Cyanobacteria, alike microalgae, are photosynthetic microorganisms found in different environmental conditions. These photosynthetic bacteria are also considered promising solutions for cracking problem in concretes. These photosynthetic organisms precipitate CaCO3 crystals in concrete microcracks and pores, thus sealing the cracks and increasing the strength gain of the concrete blocks. Cyanobacteria Lyngbya sp., Phormidium sp., and microalgae Chlorella vulgaris were studied initially. Lyngbya sp., Phormidium sp., and Chlorella vulgaris have the additional property of secreting the exopolysaccharide (EPS). EPSs are an important class of biopolymers with great ecological importance. Because of their high charge density and capacity to act as mineralization nucleation sites, cyanobacterial exopolysaccharides are currently receiving more attention. Using the three strains stated above, this study investigates the impact of physiochemical factors on biomass concentration and exopolysaccharide synthesis and creates mathematical models. Using Central Composite Design (CCD), it is possible to study the interactions between the many parameters, including nitrate concentration, starting media pH, light intensity, and temperature.
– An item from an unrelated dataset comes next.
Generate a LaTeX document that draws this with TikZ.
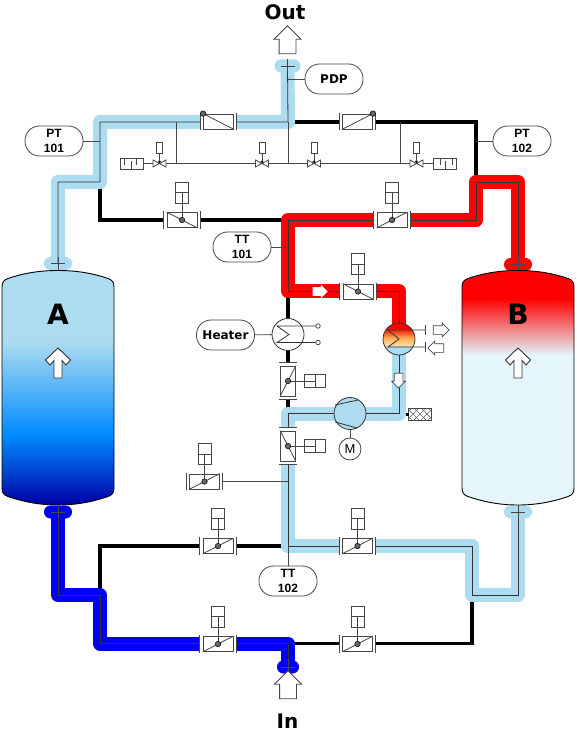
\documentclass[tikz,border=0pt]{standalone}
\usepackage{fontspec}
\setmainfont{Liberation Sans}
\newfontfamily\titlefont{DejaVu Sans}
\usetikzlibrary{positioning,shapes.arrows}

\definecolor{pipelight}{RGB}{173,220,240}
\definecolor{pipered}{RGB}{255,0,0}
\definecolor{pipeblue}{RGB}{0,0,245}
\definecolor{tankpale}{RGB}{228,245,252}
\definecolor{tankmid}{RGB}{0,140,255}
\definecolor{tanknavy}{RGB}{0,0,165}
\definecolor{hxorange}{RGB}{250,170,80}
\definecolor{hxtan}{RGB}{250,220,160}
\definecolor{wire}{RGB}{70,70,70}

\pgfdeclareverticalshading{tankcold}{100bp}{color(0bp)=(tanknavy); color(25bp)=(tanknavy); color(40bp)=(tankmid); color(60bp)=(pipelight); color(100bp)=(pipelight)}
\pgfdeclareverticalshading{tankhot}{100bp}{color(0bp)=(tankpale); color(57bp)=(tankpale); color(69bp)=(pipered); color(100bp)=(pipered)}
\pgfdeclareverticalshading{hxhot}{100bp}{color(0bp)=(pipelight); color(37bp)=(pipelight); color(41bp)=(hxtan); color(52bp)=(hxorange); color(67bp)=(pipered); color(100bp)=(pipered)}

\tikzset{
	pipeband/.style={line width=14pt, line join=round},
	pipeline/.style={line width=.8pt, draw=black!80, line join=miter},
	blackpipe/.style={line width=3.2pt, line join=miter},
	thinline/.style={line width=.8pt, draw=wire},
	valvegap/.style={fill=white, minimum width=36pt, minimum height=17pt, inner sep=0pt},
	valvebody/.style={draw=wire, line width=.8pt, fill=white, minimum width=30pt, minimum height=15pt, inner sep=0pt},
	valvedot/.style={circle, draw=black, fill=black!60, line width=.5pt, minimum size=5.5pt, inner sep=0pt},
	actbox/.style={draw=wire, line width=.8pt, fill=white, minimum width=13pt, minimum height=21pt, inner sep=0pt},
	smallact/.style={draw=wire, line width=.8pt, fill=white, minimum width=6pt, minimum height=11pt, inner sep=0pt},
	silencer/.style={draw=wire, line width=.8pt, fill=white, minimum width=23pt, minimum height=11pt, inner sep=0pt},
	pipecap/.style={rounded corners=6.4pt, minimum height=13pt, inner sep=0pt},
	tagbox/.style={draw=wire, line width=.8pt, fill=white, rounded corners=14.5pt, minimum width=58pt, minimum height=30pt, inner sep=0pt, align=center, font=\fontsize{12}{14.5}\selectfont\bfseries},
	tagwide/.style={tagbox, font=\titlefont\fontsize{12}{14.5}\selectfont\bfseries},
	drum/.style={circle, draw=black!80, line width=.8pt, minimum size=32pt, inner sep=0pt},
	bigarrow/.style={single arrow, draw=wire, line width=.8pt, fill=white, inner xsep=0pt, inner ysep=8pt, minimum height=28pt, single arrow head extend=5pt},
	smallarrow/.style={single arrow, draw=wire, line width=.7pt, fill=white, inner xsep=0pt, inner ysep=4pt, minimum height=15pt, single arrow head extend=2.5pt},
	bigtext/.style={font=\titlefont\fontsize{20}{20}\selectfont\bfseries},
	tanktext/.style={font=\titlefont\fontsize{28}{28}\selectfont\bfseries}
}

\newcommand{\pipe}[2]{\draw[pipeband, draw=#1] #2; \draw[pipeline] #2;}

\begin{document}
\begin{tikzpicture}[x=1pt,y=-1pt]
	\useasboundingbox (0,0) rectangle (577,743);
	\foreach \n/\x/\y/\w/\c in {capout/287.5/66/26/pipelight, capa/58/263.5/28/pipelight, capb/518/264.5/28/pipered, capc/58/512/28/pipeblue, capd/518/512/28/pipelight, capin/288/667/22/pipeblue} \node[pipecap, minimum width=\w pt, fill=\c] (\n) at (\x,\y) {};
	\foreach \n/\x/\y in {cn1/100/122, cn2/100/182, cn3/58/182, cn4/288/122, cn5/476/122, cn6/476/182, cn7/518/182, cn8/476/220, cn9/288/220, cn10/100/220, cn11/288/291, cn12/399/291, cn13/399/413.5, cn14/288/413.5, cn15/288/546, cn16/472/546, cn17/472/595, cn18/518/595, cn19/100/546, cn20/100/595, cn21/58/595, cn22/100/643.5, cn23/288/643.5, cn24/472/643.5, cn25/399/325, cn26/399/353} \coordinate (\n) at (\x,\y);

	\draw[blackpipe] (cn2) -- (cn10) -- (cn9);
	\draw[blackpipe] (cn4) -- (cn5) -- (cn6);
	\draw[blackpipe] (cn11) -- (cn14);
	\draw[blackpipe] (cn20) -- (cn19) -- (cn15);
	\draw[blackpipe] (cn23) -- (cn24) -- (cn17);
	\pipe{pipelight}{(capout.center) -- (cn4) -- (cn1) -- (cn2) -- (cn3) -- (capa.center)}
	\pipe{pipered}{(capb.center) -- (cn7) -- (cn6) -- (cn8) -- (cn9) -- (cn11) -- (cn12) -- (cn25)}
	\pipe{pipelight}{(cn26) -- (cn13) -- (cn14) -- (cn15) -- (cn16) -- (cn17) -- (cn18) -- (capd.center)}
	\pipe{pipeblue}{(capc.center) -- (cn21) -- (cn20) -- (cn22) -- (cn23) -- (capin.center)}
	\foreach \n in {capout,capa,capb,capc,capd,capin} \draw[thinline] (\n.north) -- (\n.south) ([xshift=-7pt]\n.center) -- ([xshift=7pt]\n.center);

	\foreach \n/\x/\s in {a/2/tankcold, b/462/tankhot} {
		\shade[shift={(\x,0)}, shading=\s, draw=black, line width=.9pt] (0,287) .. controls (0,282) and (2,280) .. (6,278.5) .. controls (22,273) and (38,270.5) .. (56,270.5) .. controls (74,270.5) and (90,273) .. (106,278.5) .. controls (110,280) and (112,282) .. (112,287) -- (112,488) .. controls (112,493) and (110,495) .. (106,496.5) .. controls (90,502) and (74,505) .. (56,505) .. controls (38,505) and (22,502) .. (6,496.5) .. controls (2,495) and (0,493) .. (0,488) -- cycle;
	}
	\node[tanktext] (labela) at (58,314) {A};
	\node[tanktext] (labelb) at (518,314) {B};
	\foreach \x in {58,518} \draw[shift={(\x,0)}, draw=black!80, line width=.9pt, fill=white] (0,348) -- (-12.5,360) -- (-8,365) -- (-4,360.5) -- (-4,378) -- (4,378) -- (4,360.5) -- (8,365) -- (12.5,360) -- cycle;

	\node[silencer] (sil1) at (131.5,163.5) {};
	\node[silencer] (sil2) at (444.5,163.5) {};
	\draw[thinline] (sil1) -- (sil2);
	\draw[thinline] (cn4) -- (cn4 |- sil1);
	\foreach \n/\x in {tap1/176, tap2/400} {\coordinate (\n) at (\x,122); \draw[thinline] (\n) -- (\n |- sil1);}
	\foreach \n/\s in {sil1/1, sil2/-1} \draw[thinline, shift={(\n)}, xscale=\s] (-7.5,-5.5) -- ++(0,7) (-0.5,5.5) -- ++(0,-8) (4.5,-5.5) -- ++(0,7);
	\foreach \n/\x in {sv1/159.5, sv2/262, sv3/314, sv4/416.5} {
		\coordinate (\n) at (\x,163.5);
		\node[smallact] (act\n) at (\x,147.5) {};
		\draw[thinline] (act\n) -- (\n);
		\draw[thinline, fill=white, shift={(\n)}] (-6.5,-3.5) -- (6.5,3.5) -- (6.5,-3.5) -- (-6.5,3.5) -- cycle;
		\fill[black, shift={(\n)}] (-1.5,-2.5) -- (1.5,-2.5) -- (0,0) -- cycle;
	}

	\foreach \n/\x/\y/\r/\p/\q in {tl/218.5/121.5/0/north west/south east, tr/357.5/121.5/0/south west/north east, lr/182/220/0/north west/south east, rr/392/220/0/south west/north east, hv/358/291.5/0/north west/south east, br/204.5/481.5/0/south west/north east, ml/218/546/0/south west/north east, mr/357.5/546/0/south west/north east, ll/218/644/0/south west/north east, lq/357.5/644/0/south west/north east, sa/288/381/90/north west/south east, sb/288/446/90/north east/south west} {
		\node[valvegap, rotate=\r] (g\n) at (\x,\y) {};
		\node[valvebody, rotate=\r] (v\n) at (\x,\y) {};
		\draw[thinline] (g\n.north west) -- (g\n.south west) (g\n.north east) -- (g\n.south east);
		\draw[thinline] (v\n.\p) -- (v\n.\q);
	}
	\foreach \n in {lr,rr,hv,br,ml,mr,ll,lq} {
		\node[actbox, above=8.5pt of v\n] (a\n) {};
		\draw[thinline] (a\n.west) -- (a\n.east) (a\n.center) -- (v\n.center);
	}
	\foreach \n in {sa,sb} {
		\node[actbox, rotate=90] (a\n) at ([xshift=27pt]v\n.center) {};
		\draw[thinline] (a\n.west) -- (a\n.east) (a\n.center) -- (v\n.center);
	}
	\foreach \n/\o in {tl/north west, tr/north east, lr/center, rr/center, hv/center, br/center, ml/center, mr/center, ll/center, lq/center, sa/center, sb/center} \node[valvedot] (d\n) at (v\n.\o) {};
	\draw[thinline] (gbr.east) -- (gbr.east -| cn14);

	\node[drum, fill=white] (heater) at (288,334.5) {};
	\draw[thinline, draw=black!80] (316,326) -- (277,326) -- (289,334.5) -- (277,342.5) -- (316,342.5);
	\foreach \n/\y in {ta/326, tb/342.5} \node[circle, draw=wire, fill=white, line width=.8pt, minimum size=4.5pt, inner sep=0pt] (\n) at (318,\y) {};
	\node[drum, shading=hxhot] (cooler) at (399,339) {};
	\draw[thinline, draw=black!80] (425,330) -- (388,330) -- (399,339) -- (388,347) -- (425,347);
	\draw[thinline] (425,325) -- (425,335) (425,342) -- (425,352);

	\node[drum, fill=pipelight] (comp) at (350,413.5) {};
	\draw[thinline, draw=black!80] (335,405) -- (358,400) (335,422) -- (357,428);
	\node[drum, minimum size=22pt, fill=white, draw=wire, font=\fontsize{13}{13}\selectfont] (motor) at (350,449) {M};
	\draw[thinline] (comp) -- (motor);
	\node[draw=wire, line width=.8pt, fill=white, minimum width=23pt, minimum height=12pt, inner sep=0pt, path picture={
		\foreach \k in {-21,-14,...,21} \draw[black!60, line width=.6pt] ([xshift=\k pt]path picture bounding box.center) ++(-7,-7) -- ++(14,14) ++(0,-14) -- ++(-14,14);
	}] (filter) at (420,414) {};
	\node[fill=black, minimum size=3pt, inner sep=0pt] (plug) at (407,414) {};

	\node[smallarrow, draw=none] (ar1) at (318,291.5) {};
	\node[smallarrow, rotate=-90] (ar2) at (398.5,378.5) {};
	\node[smallarrow, minimum height=16pt] (ar3) at (439,330) {};
	\node[smallarrow, minimum height=16pt, rotate=180] (ar4) at (438,348) {};
	\node[bigarrow, rotate=90] (arout) at (287.5,44) {};
	\node[bigarrow, rotate=90] (arin) at (288,689) {};
	\node[bigtext] (out) at (285,12) {Out};
	\node[bigtext] (in) at (287.5,721) {In};

	\node[tagbox] (pt101) at (54,141) {PT\\101};
	\node[tagbox] (pt102) at (522,141) {PT\\102};
	\node[tagbox] (tt101) at (242,247) {TT\\101};
	\node[tagbox] (tt102) at (288,581) {TT\\102};
	\node[tagwide] (pdp) at (334,79) {PDP};
	\node[tagwide] (htr) at (225.5,335) {Heater};
	\draw[thinline] (pt101) -- (pt101 -| cn1);
	\draw[thinline] (pt102) -- (pt102 -| cn5);
	\draw[thinline] (tt101) -- (tt101 -| cn9);
	\draw[thinline] (tt102) -- (tt102 |- cn15);
	\draw[thinline] (pdp) -- (pdp -| cn4);
	\draw[thinline] (htr) -- (heater);
\end{tikzpicture}
\end{document}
The biochemical characteristics of the leftover biomass are assessed after exopolysaccharide extraction, and because of its high carbohydrate and fat content, it can be used to produce biofuel. The study of checking the microbial crack healing capacity and strength gain of the concrete using these three cyanobacterial strains is being studied. Based on the outcome, the best species was chosen. Further microstructural analyses, such as X-ray diffraction (XRD) and scanning electron microscopy (SEM) were used to support the calcium carbonate precipitation.